La tercera (y última, por el momento) de
las ermitas situadas en la áspera altiplanicie donde se ubica el pueblo de
Tella y su singular circuito devoto-paisajístico, es la conocida con el nombre
de la Virgen de Fajanillas. Su forma robusta y maciza, sus líneas achaparradas,
el hecho de situarse un tanto apartada de la ruta y de ser la última que se
visita, la convierten a mis ignorantes ojos en el patito feo de las tres.
Vale que no se halla en una ubicación
espectacular, como las dos anteriores, vale que ya está uno cansado de tanta
mampostería sacra, pero el sólido edificio no está exento de gracia e interés.
Por lo pronto es la única que posee una
torre que debió hacer las funciones de campanario (y a la que se puede subir).
Luego tiene un portal que da acceso inmediato al simulado recinto donde se halla la
citada ermita que, de este modo se adorna de una suerte de atrio muy austero.
Toda la construcción es austera hasta el
desabrimiento. No se permitían aquellos rigurosos montañeses de antaño ningún
adorno innecesario, ni frisos ni columnas, ni volutas ni puñetas: recogimiento
y devoción a palo seco, que la vida debía de ser muy dura y rigurosa.
En el interior vemos un parco altar que
alberga una figura, una Virgen con el Niño que, pese a mi exigua astucia,
deduzco que se trata de la Virgen de Fajanillas, a quien está dedicado el
templo, el origen del cual es, a todas luces, románico, todo lo remodelado y
restaurado que queramos imaginar, hasta dejarlo hecho un pincel.
En las fotos no se aprecia un ábside
cilíndrico tan rechoncho como el resto de la construcción.
Tras la visita, nos encaminamos al pueblo
y me sorprende el hallazgo de estos dos carretillos que parece que hubieran
sido dispuestos aposta para la visita del fotógrafo.

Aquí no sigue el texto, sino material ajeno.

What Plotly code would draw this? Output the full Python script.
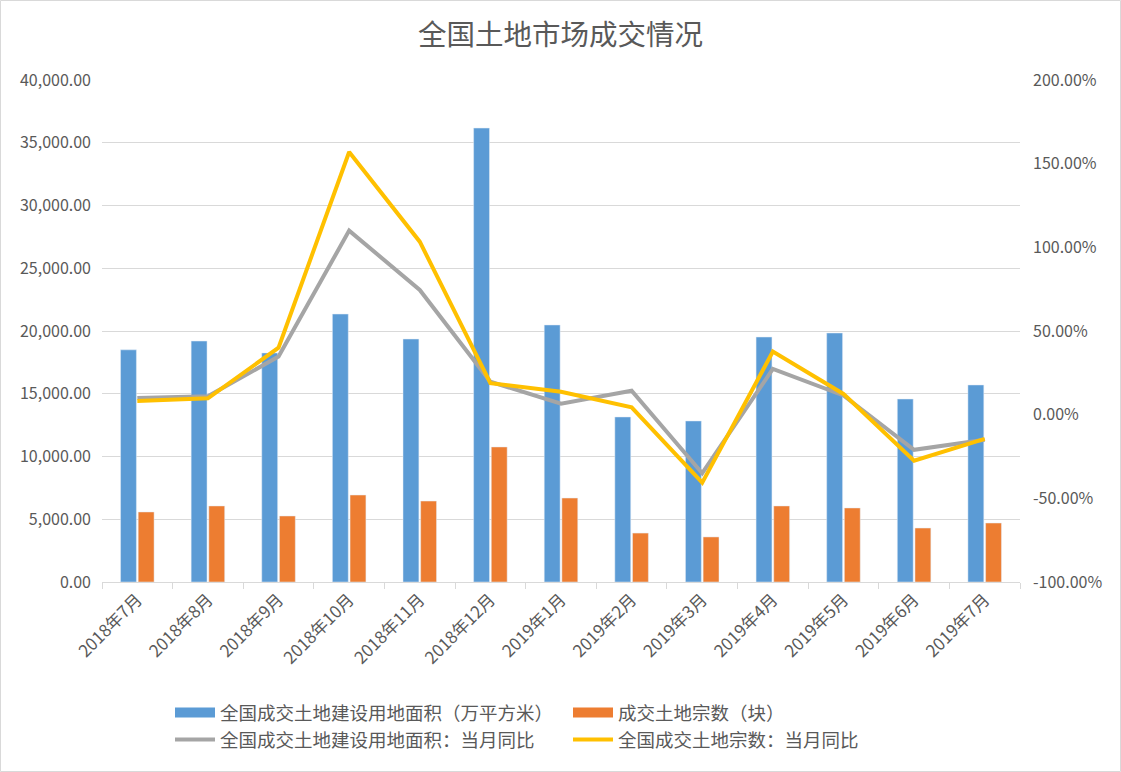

Y aparece ante nosotros el casco urbano
de Tella, literalmente cuatro casas rematadas por una iglesia parroquial de
agraciada factura. Hay un museo de la brujería que no tuvimos ocasión de
visitar: debe abrirse sólo en temporada alta.
Esta otra foto la tomé hace varios años,
la primera vez que visité este apartado lugar que toca el cielo de varias
maneras.
Y ello me hace pensar en lo rematadamente
dura que debía de ser la vida en este lugar, sujeta a los modos tradicionales,
a la economía de subsistencia, al aislamiento y a los rigores del clima, en un
pasado que no es tan lejano, no vaya usted a creer: el pueblo, como casi todos
los del Sobrarbe, debió caer en el cuasi abandono a partir de 1950. Luego, con
el turismo, vendría la recuperación, las rehabilitaciones y unas breves
temporadas de llenazo.
Ni siquiera me cuesta creer, ahora
calentito en casa, que esté bien nevado y un día de éstos, tú te propongas
hacer la ruta de las ermitas con raquetas de nieve. Es lo que está de moda,
aunque cada vez nieva menos. Pena.
Al bajar, un rellano bastante abierto,
alberga el dolmen de Tella, la más antigua construcción de las que he visto por
aquí. Su tosca presencia sobrecoge, con el fondo de los acantilados del
Castillo Mayor. Una vez estuve en la cima de esa tremenda muralla rocosa,
haciendo un cursillo de identificación de plantas silvestres; desde allí, según
algunos, la vista alcanzaba hasta Jerusalén.